• Dataset extract
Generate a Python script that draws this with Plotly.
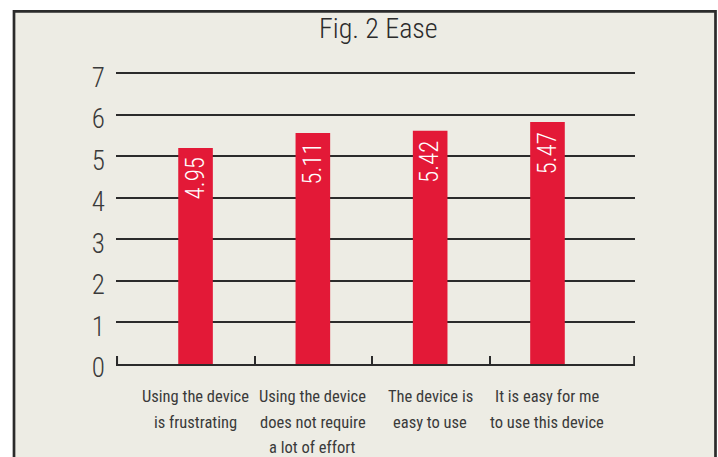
import plotly.graph_objects as go

# ---- data ----
categories = [
    "Using the device<br>is frustrating",
    "Using the device<br>does not require<br>a lot of effort",
    "The device is<br>easy to use",
    "It is easy for me<br>to use this device",
]
bar_heights = [5.20, 5.56, 5.61, 5.82]   # drawn heights
bar_labels = ["4.95", "5.11", "5.42", "5.47"]  # printed value labels
y_ticks = [0, 1, 2, 3, 4, 5, 6, 7]
title_text = "Fig. 2 Ease"

FONT = "Roboto Condensed, Liberation Sans, Arial, sans-serif"
BAR_COLOR = "#E31937"
BG = "#EDECE4"
INK = "#2b2b2b"
TXT = "#3a3a3a"
WEIGHT = 300

W, H = 718, 457
L, R, T, B = 116, 83, 71, 93
pw, ph = W - L - R, H - T - B

def px_x(p):
    return (p - L) / pw

def px_y(p):
    return (H - B - p) / ph

xs = list(range(len(categories)))
x_lo, x_hi = -0.678, 3.746

fig = go.Figure()
fig.add_trace(go.Bar(
    x=xs, y=bar_heights, width=0.295,
    marker=dict(color=BAR_COLOR, line=dict(width=0)),
    hoverinfo="skip",
))

annotations = []
# value labels inside bars (rotated)
for xi, h, lab in zip(xs, bar_heights, bar_labels):
    annotations.append(dict(
        x=xi, y=h, xref="x", yref="y", text=lab, showarrow=False,
        textangle=-90, xanchor="center", yanchor="top", yshift=-8,
        font=dict(family=FONT, size=25, color="white", weight=WEIGHT),
    ))
# category labels, one line at a time
for xi, cat in zip(xs, categories):
    for k, line in enumerate(cat.split("<br>")):
        annotations.append(dict(
            x=xi, y=px_y(397 + 25 * k), xref="x", yref="paper", text=line,
            showarrow=False, xanchor="center", yanchor="middle",
            font=dict(family=FONT, size=16.5, color=TXT, weight=400),
        ))
# title
annotations.append(dict(
    x=px_x(378), y=px_y(28.5), xref="paper", yref="paper", text=title_text,
    showarrow=False, xanchor="center", yanchor="middle",
    font=dict(family=FONT, size=28, color=INK, weight=WEIGHT),
))

shapes = [dict(
    type="rect", xref="paper", yref="paper", layer="below",
    x0=px_x(14), x1=px_x(715.5), y0=px_y(11.3), y1=px_y(480),
    fillcolor=BG, line=dict(color=INK, width=2.7),
)]
# end tick marks of the category axis
for xe in (x_lo + 0.008, x_hi - 0.006):
    shapes.append(dict(
        type="line", xref="x", yref="paper", layer="above",
        x0=xe, x1=xe, y0=0, y1=8 / ph,
        line=dict(color=INK, width=2.2),
    ))

fig.update_layout(
    width=W, height=H,
    margin=dict(l=L, r=R, t=T, b=B, pad=0),
    paper_bgcolor="white", plot_bgcolor="rgba(0,0,0,0)",
    showlegend=False,
    annotations=annotations, shapes=shapes,
    font=dict(family=FONT, color=INK),
)
fig.update_xaxes(
    range=[x_lo, x_hi], showgrid=False, zeroline=False,
    showline=True, linecolor=INK, linewidth=2.2,
    tickmode="array", tickvals=[0.508, 1.506, 2.507],
    ticktext=["", "", ""],
    ticks="inside", ticklen=8, tickwidth=2.2, tickcolor=INK,
    fixedrange=True,
)
fig.update_yaxes(
    range=[0, 7.05], tickmode="array", tickvals=y_ticks,
    ticktext=[str(v) for v in y_ticks],
    showgrid=True, gridcolor=INK, gridwidth=2.2, zeroline=False,
    showline=False, ticks="", ticklabelstandoff=10, ticklabelshift=4,
    tickfont=dict(family=FONT, size=27, color=TXT, weight=WEIGHT),
    fixedrange=True,
)

fig.write_html("out.html", config={"displayModeBar": False},
               post_script="document.body.style.margin='0';")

• Task goal
Output a faithful copy of the data, with each picture left out.

• Written reply
Generate a Python script that draws this with Plotly.
import plotly.graph_objects as go

# ---- data ----
categories = [
    "Using the device<br>is frustrating",
    "Using the device<br>does not require<br>a lot of effort",
    "The device is<br>easy to use",
    "It is easy for me<br>to use this device",
]
bar_heights = [5.20, 5.56, 5.61, 5.82]   # drawn heights
bar_labels = ["4.95", "5.11", "5.42", "5.47"]  # printed value labels
y_ticks = [0, 1, 2, 3, 4, 5, 6, 7]
title_text = "Fig. 2 Ease"

FONT = "Roboto Condensed, Liberation Sans, Arial, sans-serif"
BAR_COLOR = "#E31937"
BG = "#EDECE4"
INK = "#2b2b2b"
TXT = "#3a3a3a"
WEIGHT = 300

W, H = 718, 457
L, R, T, B = 116, 83, 71, 93
pw, ph = W - L - R, H - T - B

def px_x(p):
    return (p - L) / pw

def px_y(p):
    return (H - B - p) / ph

xs = list(range(len(categories)))
x_lo, x_hi = -0.678, 3.746

fig = go.Figure()
fig.add_trace(go.Bar(
    x=xs, y=bar_heights, width=0.295,
    marker=dict(color=BAR_COLOR, line=dict(width=0)),
    hoverinfo="skip",
))

annotations = []
# value labels inside bars (rotated)
for xi, h, lab in zip(xs, bar_heights, bar_labels):
    annotations.append(dict(
        x=xi, y=h, xref="x", yref="y", text=lab, showarrow=False,
        textangle=-90, xanchor="center", yanchor="top", yshift=-8,
        font=dict(family=FONT, size=25, color="white", weight=WEIGHT),
    ))
# category labels, one line at a time
for xi, cat in zip(xs, categories):
    for k, line in enumerate(cat.split("<br>")):
        annotations.append(dict(
            x=xi, y=px_y(397 + 25 * k), xref="x", yref="paper", text=line,
            showarrow=False, xanchor="center", yanchor="middle",
            font=dict(family=FONT, size=16.5, color=TXT, weight=400),
        ))
# title
annotations.append(dict(
    x=px_x(378), y=px_y(28.5), xref="paper", yref="paper", text=title_text,
    showarrow=False, xanchor="center", yanchor="middle",
    font=dict(family=FONT, size=28, color=INK, weight=WEIGHT),
))

shapes = [dict(
    type="rect", xref="paper", yref="paper", layer="below",
    x0=px_x(14), x1=px_x(715.5), y0=px_y(11.3), y1=px_y(480),
    fillcolor=BG, line=dict(color=INK, width=2.7),
)]
# end tick marks of the category axis
for xe in (x_lo + 0.008, x_hi - 0.006):
    shapes.append(dict(
        type="line", xref="x", yref="paper", layer="above",
        x0=xe, x1=xe, y0=0, y1=8 / ph,
        line=dict(color=INK, width=2.2),
    ))

fig.update_layout(
    width=W, height=H,
    margin=dict(l=L, r=R, t=T, b=B, pad=0),
    paper_bgcolor="white", plot_bgcolor="rgba(0,0,0,0)",
    showlegend=False,
    annotations=annotations, shapes=shapes,
    font=dict(family=FONT, color=INK),
)
fig.update_xaxes(
    range=[x_lo, x_hi], showgrid=False, zeroline=False,
    showline=True, linecolor=INK, linewidth=2.2,
    tickmode="array", tickvals=[0.508, 1.506, 2.507],
    ticktext=["", "", ""],
    ticks="inside", ticklen=8, tickwidth=2.2, tickcolor=INK,
    fixedrange=True,
)
fig.update_yaxes(
    range=[0, 7.05], tickmode="array", tickvals=y_ticks,
    ticktext=[str(v) for v in y_ticks],
    showgrid=True, gridcolor=INK, gridwidth=2.2, zeroline=False,
    showline=False, ticks="", ticklabelstandoff=10, ticklabelshift=4,
    tickfont=dict(family=FONT, size=27, color=TXT, weight=WEIGHT),
    fixedrange=True,
)

fig.write_html("out.html", config={"displayModeBar": False},
               post_script="document.body.style.margin='0';")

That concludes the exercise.